Assistive Technology

Roles in the Classroom: What I Knew and What I Now Know

My Experiences with Assistive Technology

I have a lot of experience with no tech assistive technology. It is simply accommodations that are made regularly for students. I have used graph paper for students to line up numbers, pencil grippers for students with trouble grasping their pencils, and boxed paper for students who have trouble spacing their writing. This is something that, hopefully, every teacher has experience with by making simple accommodations to help with low grade issues.


As far as low or high tech experiences, I have limited experience during my teaching career. I had a student who had poor eyesight, and so he required a machine that would sit over his textbooks and would magnify the words to help him read the text easier. He was a student that was only partially included in a regular classroom and so I did not use the magnifier often, but it did help him a lot.
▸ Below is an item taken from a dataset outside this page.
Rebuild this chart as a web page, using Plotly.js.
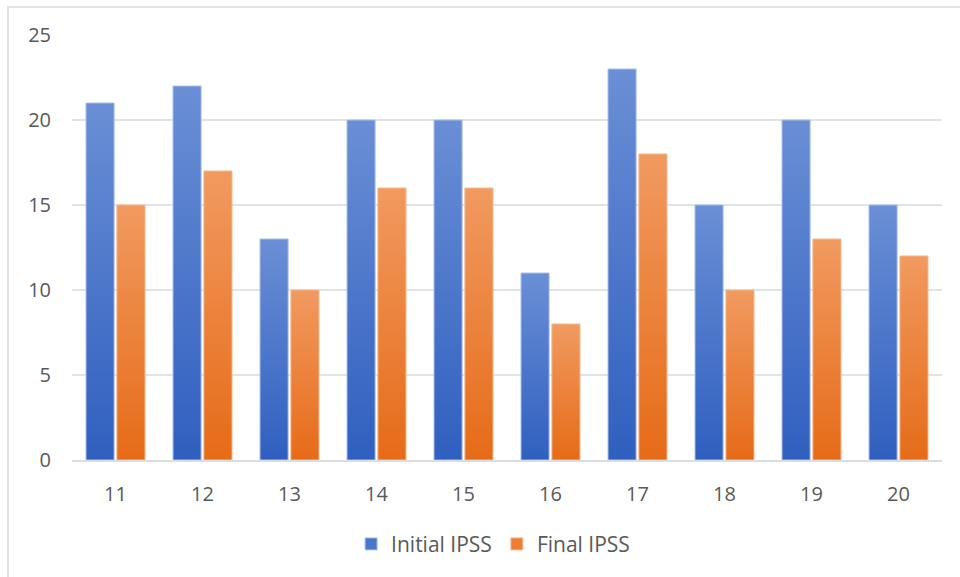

I do remember attending school with a student with Cerebral Palsy (similar to Ellen) who required a motorized wheelchair that he steered with his mouth (which I now know was a Sip and Puff system). I was always fascinated with this technology; allowing this student to be partially independent. Once this student started using this new technology, you could just see his confidence soar. It was amazing to witness.

Screen Readers - High Tech Assistive Technology

What is it?

Screen Readers are software applications that allows people with severe visual impairments to use a computer. It uses a computer's operating system to help read icons, applications, menus, files/folders, and more for the user. It translates onscreen information into spoken words that can be heard through the speakers or headphones.


What disabilities may be served?

Screen Readers can help students with visual disabilities, as well as students who struggle with reading and writing.


How can this benefit students in the classroom?

Students with visual or language disabilities can now use a computer successfully. Screen Readers can read anything from graphics to webpages to documents for the user. The user simply needs to learn keyboard commands that allows them to navigate all the options on the computer. Being able to use a screen reader allows students with disabilities an opportunity to research, create, and learn just like their classmates.

Sip and Puff Systems - High Tech Assistive Technology

What is it?

Sip and Puff switches read the user's breath actions to signal information to the system. The user can turn the system on and off, control a wheelchair, use a computer, and more by interpreting the person's breath patterns. It can be used for simple and sophisticated applications.


What disabilities may be served?

People with mobility disabilities can use the Sip and Puff systems. This might include students with Cerebral Palsy or quadriplegics.


How can this benefit students in the classroom?

This technology can help students have independent mobility within a classroom. They are able to control their motorized wheelchairs by inhaling and exhaling commands to this system. Students can also participate in activities that require the computer. Without this system, a student would rely on someone else to navigate the computer. With is, however, they can create and participate independently or with less assistance.